Brain research gets a new nerve center at Allen Institute headquarters

SEATTLE — Some of the best science here gets done in the coffee line.

You can insert your Starbucks jokes here. But when the Allen Institute, a nonprofit dedicated to neuroscience and cell biology, set about designing a new, $200 million building, CEO Allan Jones deliberately chose to consolidate the coffee area in one spot. And to put in just four coffee machines for 300 employees.

That way, everyone has to get out of their cubicle and mix.

That’s just one of the quirky design features in the new headquarters, which is hosting a science showcase this week as an informal grand opening.

To further push scientists out of their silos — and encourage a lively exchange of ideas — the Institute has scrambled its seating plan.

“Your cubicle, if you are a software developer, might be next to an electrophysiologist, who might be next to a gene jock, who might be next to a neuroanatomist,” Jones said. “The design of this building was meant to carry that mixing through in very interesting ways.”
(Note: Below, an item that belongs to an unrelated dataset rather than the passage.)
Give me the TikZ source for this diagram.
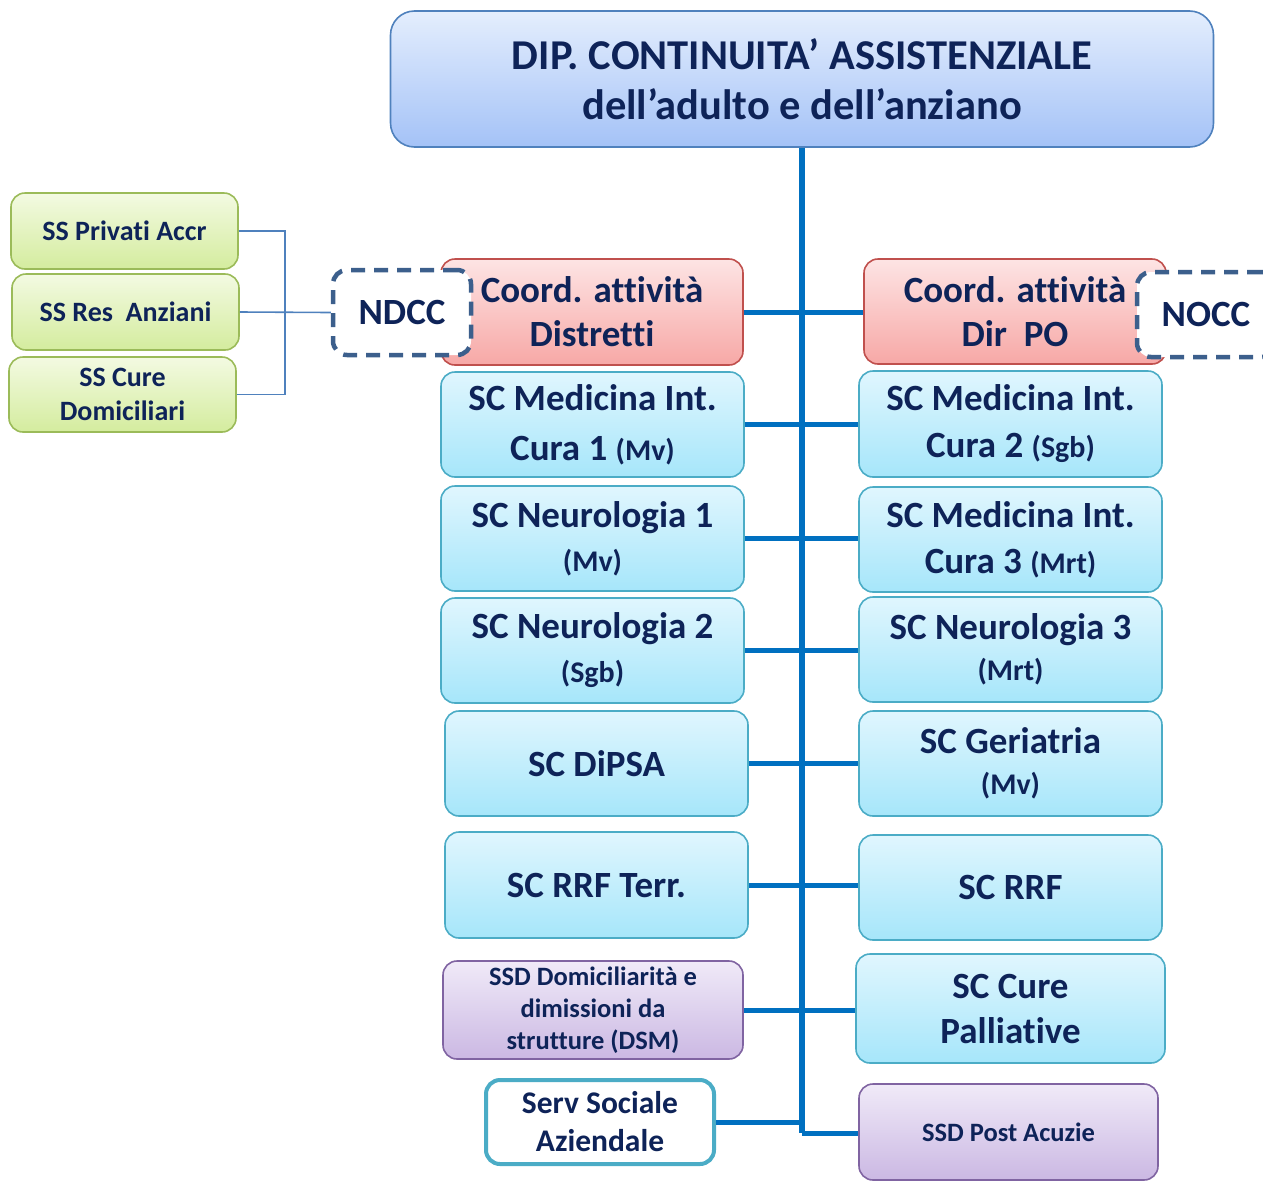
\documentclass[tikz,border=0pt]{standalone}
\usepackage{fontspec}
\setmainfont{Carlito}[Ligatures=NoCommon]
\definecolor{navy}{RGB}{14,35,88}
\definecolor{trunkc}{RGB}{0,112,192}
\definecolor{thinc}{RGB}{79,129,189}
\definecolor{titletop}{RGB}{228,238,253}
\definecolor{titlebot}{RGB}{164,194,247}
\definecolor{titlebd}{RGB}{79,129,189}
\definecolor{bluetop}{RGB}{224,246,254}
\definecolor{bluebot}{RGB}{166,230,250}
\definecolor{bluebd}{RGB}{75,172,198}
\definecolor{pinktop}{RGB}{253,228,228}
\definecolor{pinkbot}{RGB}{247,168,166}
\definecolor{pinkbd}{RGB}{192,80,77}
\definecolor{purtop}{RGB}{240,234,248}
\definecolor{purbot}{RGB}{203,184,227}
\definecolor{purbd}{RGB}{128,100,162}
\definecolor{grntop}{RGB}{243,250,226}
\definecolor{grnbot}{RGB}{212,236,158}
\definecolor{grnbd}{RGB}{155,187,89}
\definecolor{dashc}{RGB}{60,95,140}
\begin{document}
\begin{tikzpicture}[x=1pt,y=-1pt,
  sz/.style 2 args={minimum width=#1pt, minimum height=#2pt},
  box/.style={rounded corners=14pt, line width=1.6pt, inner sep=0pt,
    align=center, text=navy, font=\bfseries\fontsize{37}{44}\selectfont},
  titlebox/.style={box, rounded corners=24pt, draw=titlebd, top color=titletop, bottom color=titlebot,
    font=\bfseries\fontsize{42.5}{50}\selectfont},
  bluebox/.style={box, draw=bluebd, top color=bluetop, bottom color=bluebot},
  pinkbox/.style={box, draw=pinkbd, top color=pinktop, bottom color=pinkbot},
  purbox/.style={box, draw=purbd, top color=purtop, bottom color=purbot,
    font=\bfseries\fontsize{26.5}{32}\selectfont},
  grnbox/.style={box, draw=grnbd, top color=grntop, bottom color=grnbot,
    font=\bfseries\fontsize{28}{34}\selectfont},
  socbox/.style={box, draw=bluebd, fill=white, line width=4pt,
    font=\bfseries\fontsize{31.5}{38}\selectfont},
  dashbox/.style={box, draw=dashc, fill=white, line width=4.5pt,
    dash pattern=on 14pt off 9pt},
  trunk/.style={draw=trunkc, line width=5pt},
  thin/.style={draw=thinc, line width=1.6pt}
]
\useasboundingbox (0,0) rectangle (1263,1181);
\clip (0,0) rectangle (1263,1181);
\newcommand{\sm}[1]{{\fontsize{30}{44}\selectfont #1}}

% department header
\node[titlebox, sz={823}{136}] (title) at (802,79)
  {DIP. CONTINUITA’ ASSISTENZIALE\\dell’adulto e dell’anziano};

% vertical trunk (drawn first, boxes cover the ends)
\coordinate (tb) at (802,1133);
\draw[trunk, line width=6pt] (title.south) -- (tb);

% left column
\node[pinkbox, sz={302}{106}] (cd) at (592,312) {Coord. attività\\Distretti};
\node[bluebox, sz={303}{105}, font=\bfseries\fontsize{37}{50}\selectfont] (l1) at (592.5,424.5)
  {SC Medicina Int.\\Cura 1 \sm{(Mv)}};
\node[bluebox, sz={303}{105}] (l2) at (592.5,538.5) {SC Neurologia 1\\\sm{(Mv)}};
\node[bluebox, sz={303}{105}] (l3) at (592.5,650.5) {SC Neurologia 2\\\sm{(Sgb)}};
\node[bluebox, sz={303}{105}] (l4) at (596.5,763.5) {SC DiPSA};
\node[bluebox, sz={303}{106}] (l5) at (596.5,885) {SC RRF Terr.};
\node[purbox, sz={300}{98}] (l6) at (593,1010) {SSD Domiciliarità e\\dimissioni da\\strutture (DSM)};
\node[socbox, sz={228}{84}] (l7) at (600,1122) {Serv Sociale\\Aziendale};

% right column
\node[pinkbox, sz={302}{105}] (cp) at (1015,311.5) {Coord. attività\\Dir\ \ PO};
\node[bluebox, sz={303}{106}, font=\bfseries\fontsize{37}{47}\selectfont] (r1) at (1010.5,424)
  {SC Medicina Int.\\Cura 2 \sm{(Sgb)}};
\node[bluebox, sz={303}{105}, font=\bfseries\fontsize{37}{46}\selectfont] (r2) at (1010.5,539.5)
  {SC Medicina Int.\\Cura 3 \sm{(Mrt)}};
\node[bluebox, sz={303}{105}, font=\bfseries\fontsize{37}{41}\selectfont] (r3) at (1010.5,649.5)
  {SC Neurologia 3\\\sm{(Mrt)}};
\node[bluebox, sz={303}{105}, font=\bfseries\fontsize{37}{41}\selectfont] (r4) at (1010.5,763.5)
  {SC Geriatria\\\sm{(Mv)}};
\node[bluebox, sz={303}{105}] (r5) at (1010.5,887.5) {SC RRF};
\node[bluebox, sz={309}{109}, font=\bfseries\fontsize{37}{45}\selectfont] (r6) at (1010.5,1008.5)
  {SC Cure\\Palliative};
\node[purbox, sz={299}{96}] (r7) at (1008.5,1132) {SSD Post Acuzie};

% dashed coordination boxes
\node[dashbox, sz={138}{85}] (ndcc) at (402,312.5) {NDCC};
\node[dashbox, sz={138}{85}] (nocc) at (1206,314.5) {NOCC};

% branches from the trunk
\draw[trunk] (cd.east) -- (cp.west |- cd.east);
\draw[trunk] (l1.east) -- (r1.west |- l1.east);
\draw[trunk] (l2.east) -- (r2.west |- l2.east);
\draw[trunk] (l3.east) -- (r3.west |- l3.east);
\draw[trunk] (l4.east) -- (r4.west |- l4.east);
\draw[trunk] (l5.east) -- (r5.west |- l5.east);
\draw[trunk] (l6.east) -- (r6.west |- l6.east);
\draw[trunk] (l7.east) -- (tb |- l7.east);
\draw[trunk] (tb) -- (r7.west |- tb);

% district sub-units
\node[grnbox, sz={227}{76}] (g1) at (124.5,231) {SS Privati Accr};
\node[grnbox, sz={227}{76}] (g2) at (125.5,312) {SS Res\ \ Anziani};
\node[grnbox, sz={227}{75}] (g3) at (122.5,394.5) {SS Cure\\Domiciliari};
\coordinate (gj) at (285,312);
\draw[thin] (g1.east) -- (gj |- g1.east) -- (gj |- g3.east) -- (g3.east);
\draw[thin] (g2.east) -- (ndcc.west);
\end{tikzpicture}
\end{document}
The Allen Institute needs to have all hands on deck to reach its ambitious goals. Microsoft cofounder Paul Allen started the brain science wing of the institute in 2003, and has committed more than $500 million of his fortune to creating open-source tools to advance neuroscience.
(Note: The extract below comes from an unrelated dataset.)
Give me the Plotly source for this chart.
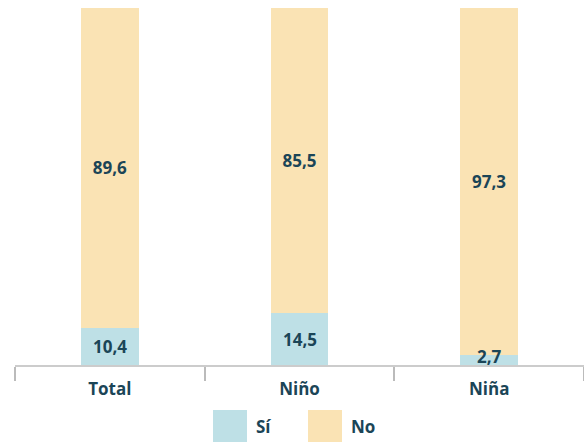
import plotly.graph_objects as go

categories = ["Total", "Niño", "Niña"]
si_values = [10.4, 14.5, 2.7]
no_values = [89.6, 85.5, 97.3]
series_names = ["Sí", "No"]

SI_COLOR = "#BEE0E6"
NO_COLOR = "#FAE3B4"
TEXT_COLOR = "#1B4557"
FONT = "'Open Sans', sans-serif"
FS = 17
MIN_LABEL_Y = 2.4  # keep small-bar labels just above the axis line

def fmt(v):
    return f"{v:.1f}".replace(".", ",")

fig = go.Figure()
fig.add_trace(go.Bar(
    x=categories, y=si_values, name=series_names[0],
    marker=dict(color=SI_COLOR, line=dict(width=0)),
    width=0.305, showlegend=False, hoverinfo="skip",
))
fig.add_trace(go.Bar(
    x=categories, y=no_values, name=series_names[1],
    marker=dict(color=NO_COLOR, line=dict(width=0)),
    text=[fmt(v) for v in no_values], textposition="inside",
    insidetextanchor="middle", textangle=0,
    textfont=dict(color=TEXT_COLOR, size=FS, family=FONT, weight="bold"),
    width=0.305, showlegend=False, hoverinfo="skip",
))

# value labels for the small "Sí" segments
for cat, v in zip(categories, si_values):
    fig.add_annotation(x=cat, y=max(v / 2, MIN_LABEL_Y), text=f"<b>{fmt(v)}</b>",
                       showarrow=False, xanchor="center", yanchor="middle",
                       font=dict(color=TEXT_COLOR, size=FS, family=FONT))

# custom legend with large swatches
legend_items = [(series_names[0], SI_COLOR, 213), (series_names[1], NO_COLOR, 308)]
W, H = 584, 442
PL, PT, PW, PH = 15, 8, 569, 357
for name, color, x0 in legend_items:
    fig.add_shape(type="rect", xref="paper", yref="paper",
                  x0=(x0 - PL) / PW, x1=(x0 + 34 - PL) / PW,
                  y0=-(410 - PT - PH) / PH, y1=-(444 - PT - PH) / PH,
                  fillcolor=color, line=dict(width=0), layer="above")
    fig.add_annotation(text=f"<b>{name}</b>", xref="paper", yref="paper",
                       x=(x0 + 41 - PL) / PW, y=-(426 - PT - PH) / PH,
                       xanchor="left", yanchor="middle", showarrow=False,
                       font=dict(color=TEXT_COLOR, size=FS, family=FONT))

fig.update_layout(
    barmode="stack",
    width=W, height=H,
    margin=dict(l=PL, r=W - PL - PW, t=PT, b=H - PT - PH, autoexpand=False),
    paper_bgcolor="white", plot_bgcolor="white",
    font=dict(family=FONT, color=TEXT_COLOR),
    hovermode=False,
)
fig.update_xaxes(
    showline=True, linecolor="#CCCCCC", linewidth=2,
    ticks="outside", tickson="boundaries", ticklen=14, tickcolor="#BBBBBB", tickwidth=2,
    tickfont=dict(size=FS, color=TEXT_COLOR, family=FONT, weight="bold"),
    ticklabelstandoff=8,
    showgrid=False,
)
fig.update_yaxes(range=[0, 100], visible=False, showgrid=False)

fig.write_html("out.html", config={"displayModeBar": False},
               post_script="document.body.style.margin='0';document.body.style.overflow='hidden';")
Late last year, Allen also launched the cell science division, with another $100 million commitment, as a place to probe the fundamental units of life. The goal is to produce a 3-D model of the cell that could help scientists predict how a drug will work with our inner biology, just as computer models can predict how an airplane will fly.

The grand challenge is creating what Jones calls “a periodic table of the brain.” It’s essentially a parts list for all the cells, with a basic description of what they do.

Before opening the new headquarters, the institute sprawled across four buildings in Seattle’s Fremont neighborhood. That made communication more difficult. The new space, overlooking Lake Union, is closer to downtown and consolidates most research in one spot, though the institute’s artificial intelligence work still takes place in a separate office. It will also allow them to expand from a current staff of about 300 to roughly 500 in the coming years.

The new building is a curious thing. It stands six stories tall and takes up a full 1.2-acre city block. The footprint is oddly shaped, resembling, some staffers joke, the Millennium Falcon of Star Wars fame.

Rather than jam a square box onto that strange footprint, the Institute tried to maximize every square foot it had.

The architects created a central atrium filled with natural light, with open stairways spiraling up every floor. Like a blooming rose, each floor has a “petal” in it, an impromptu gathering place at the top of a stairwell with a whiteboard and some chairs. That’s designed to allow people to have meetings on the fly.

The inside of the labs are equally well-outfitted. Two-photon microscopy machines allow them to see which brain cells are firing, in real time, in awake animals. They’ve developed genetically modified mice that can be used to probe exactly what certain genes and neural circuits do. And a new recruit from Stanford University, Stephen Smith, is bringing along array tomography technology that allows for detailed staining of brain samples so scientists can look at the structure of synapses, or connections between neurons. 

Many neuroscientists have come to use the Allen Institute’s anatomical brain maps as part of their everyday research. “My team uses the Allen Brain Atlas on a regular basis and we trust the data,” said Jim Olson, a pediatric brain cancer researcher at the Fred Hutchinson Cancer Research Center. “For the entire neuroscience field, it has proven to be extremely valuable … I hope that the move [to the new building] facilitates collaboration, which has not always been easy.”

The institute collaborates with local neurosurgery units to collect precious pieces of human brain tissue removed during surgery. Mouse brains don’t last long, but human brain tissue can be kept alive for as long as five days in the lab for testing, Jones said. Surgeons may consider the discarded tissue medical waste. “But great science can be done from it,” he said.

Like most basic science, it’s hard to say where it all will lead. The Allen Institute has generated some surprising research results of late. In this month’s issue of Nature Neuroscience, for example, scientists reported that, despite the anatomical complexity of the brain and the variation in the 20,000 genes of the human genome, most differences in brain function can be explained by the expression patterns of just 32 genes.

How exactly those genes work to produce the wide range of minds around us is still far from clear. But maybe, at some point, a coffee line conversation will lead to the next flash of insight.